Mirroring the national mood, Virginians’ approval of Bush and support for U.S. policies in Iraq have eroded as the war has dragged on. Bush is the worst of the past nine presidents, say Virginia’s independent voters, who helped him win in 2004 but now say they are more likely to prefer that a Democrat rather than a Republican be the next president.
State residents’ anxieties mirror those expressed by voters nationally, challenging the notion that Virginians are at odds with the rest of the country on key issues and giving Democrats an opportunity to win the state’s 13 electoral votes.
But, more than a year before the general election, this poll shows that four in 10 voters prefer that a Democrat be elected to the White House in 2008, compared with 33 percent who said they favor a Republican. One in 10 said they prefer an independent.
Other interesting numbers:
- Only 17% of Virginia independents want to see a Republican in the White House come 2009
- Just 37% of all voters believe it’s hypothetically possible for the U.S. to ever stabilize Iraq
- 35% of people believe that it was worth fighting the Iraq War
- Independents are 33% more likely to believe that Democratic officeholders represent their views on Iraq than Republican officeholders
It’s not all candy and flowers. Many independents believe that Republicans’ fiscal policies are better than Democrats, and that Republicans are better on national security than Democrats. But I’d argue that Gov. Warner and Gov. Kaine’s back-to-back victories, premised substantially on the topic of fiscal policy, demonstrate that a majority Virginians believe that, at least in those specific races, the Democrats’ fiscal stance is superior to the Republicans’.
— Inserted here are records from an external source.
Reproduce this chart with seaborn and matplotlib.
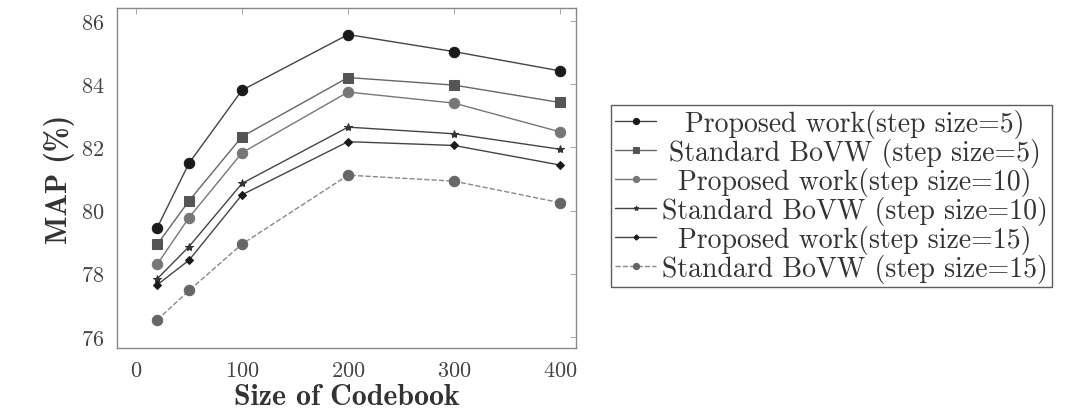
import pandas as pd
import seaborn as sns
import matplotlib.pyplot as plt
from matplotlib.offsetbox import VPacker, DrawingArea

# codebook sizes (x) and MAP (%) per method
codebook = [20, 50, 100, 200, 300, 400]
proposed_5 = [79.46, 81.50, 83.81, 85.57, 85.03, 84.42]
standard_5 = [78.93, 80.31, 82.34, 84.21, 83.97, 83.42]
proposed_10 = [78.30, 79.78, 81.83, 83.75, 83.40, 82.49]
standard_10 = [77.84, 78.86, 80.86, 82.64, 82.43, 81.94]
proposed_15 = [77.65, 78.43, 80.50, 82.18, 82.06, 81.44]
standard_15 = [76.54, 77.47, 78.94, 81.12, 80.93, 80.25]

labels = ['Proposed work(step size=5)', 'Standard BoVW (step size=5)',
          'Proposed work(step size=10)', 'Standard BoVW (step size=10)',
          'Proposed work(step size=15)', 'Standard BoVW (step size=15)']
series = [proposed_5, standard_5, proposed_10, standard_10, proposed_15, standard_15]

sns.set_theme(style='white')
plt.rcParams['font.family'] = ['cmr10', 'DejaVu Serif']
plt.rcParams['axes.formatter.use_mathtext'] = True

# marker, size, colour, line colour, linestyle
styles = [
    ('o', 7.5, '#1a1a1a', '#444444', '-'),
    ('s', 7.5, '#555555', '#666666', '-'),
    ('o', 7.5, '#777777', '#777777', '-'),
    ('*', 6, '#333333', '#444444', '-'),
    ('D', 4.5, '#1a1a1a', '#444444', '-'),
    ('o', 7.5, '#666666', '#888888', '--'),
]

fig = plt.figure(figsize=(10.77, 4.10), dpi=100)
ax = fig.add_axes([0.1086, 0.1488, 0.4262, 0.8292])

for lab, vals, (m, ms, mc, lc, ls) in zip(labels, series, styles):
    df = pd.DataFrame({'size': codebook, 'map': vals})
    sns.lineplot(data=df, x='size', y='map', ax=ax, label=lab, color=lc,
                 linestyle=ls, linewidth=1.0, marker=m, markersize=ms,
                 markerfacecolor=mc, markeredgecolor=mc)

ax.set_xlim(-18, 415)
ax.set_ylim(75.65, 86.41)
ax.set_xticks([0, 100, 200, 300, 400])
ax.set_yticks([76, 78, 80, 82, 84, 86])
ax.tick_params(direction='in', top=True, right=True, length=4, width=0.6,
               color='#999999', labelsize=16, labelcolor='#444444', pad=9)
for sp in ax.spines.values():
    sp.set_color('#888888')
    sp.set_linewidth(1.0)

ax.set_xlabel('Size of Codebook', fontfamily='cmb10', fontsize=21.5, color='#333333', labelpad=2)
ax.set_ylabel('MAP (%)', fontfamily='cmb10', fontsize=21.5, color='#333333', labelpad=4)

leg = ax.legend(loc='center left', bbox_to_anchor=(0.567, 0.5195),
                bbox_transform=fig.transFigure, fontsize=20, frameon=True,
                fancybox=False, edgecolor='#333333', handlelength=1.5,
                handletextpad=0.2, labelspacing=0.0, borderpad=0.15,
                borderaxespad=0, markerscale=0.6)
leg.get_frame().set_linewidth(1.0)
for t in leg.get_texts():
    t.set_color('#333333')

# centre the legend texts like pgfplots does
renderer = fig.canvas.get_renderer()
widths = [t.get_window_extent(renderer).width for t in leg.get_texts()]
wmax = max(widths) * 72.0 / fig.dpi
for col in leg._legend_handle_box.get_children():
    for row in col.get_children():
        kids = row.get_children()
        spacer = DrawingArea(wmax, 0, 0, 0)
        kids[1] = VPacker(pad=0, sep=0, align='center', children=[kids[1], spacer])

plt.savefig('out.png', dpi=100)
plt.close()
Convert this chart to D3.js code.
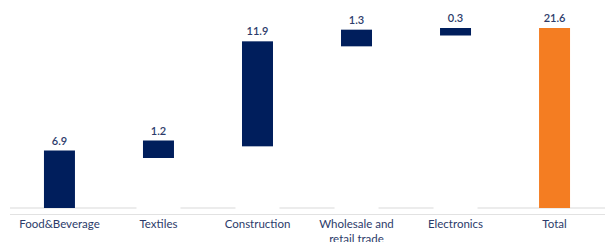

As was evidenced by the often-ugly Republican primaries held around the state last month, the Republican base is totally disconnected from the reality of the changing political landscape in the state. Many Republican activists continue to declare that only commies think that Bush’s adventure in Iraq isn’t worth the cost, and believe that only by moving far, far to the right on tax matters can they possibly retain their majority. The regular ol’ Republicans have been pushed out of the party, and are left standing at a distance, clucking their tongues and shaking their heads; it’s obvious to them where their party went wrong.
I’d assumed that the day when Virginia voted for a Democrat for president would be the day that upstate Virginia had just gotten too damned big. As it turns out, Republicans have managed to drive away a substantial percentage of independents, the very independents that are necessary for either party to win in the commonwealth.
It will be surprising if we fail take the senate this November. But, at this rate, it’s plausible that we could take the house, too. All races come down to two people, of course. They’re not hypothetical match-ups, but real people between whom the voters must choose. Polls be damned, they’re going to vote for the candidate that they like the best. But now we know that they’re what color spectacles that they’re wearing and, at last, they’re not rose.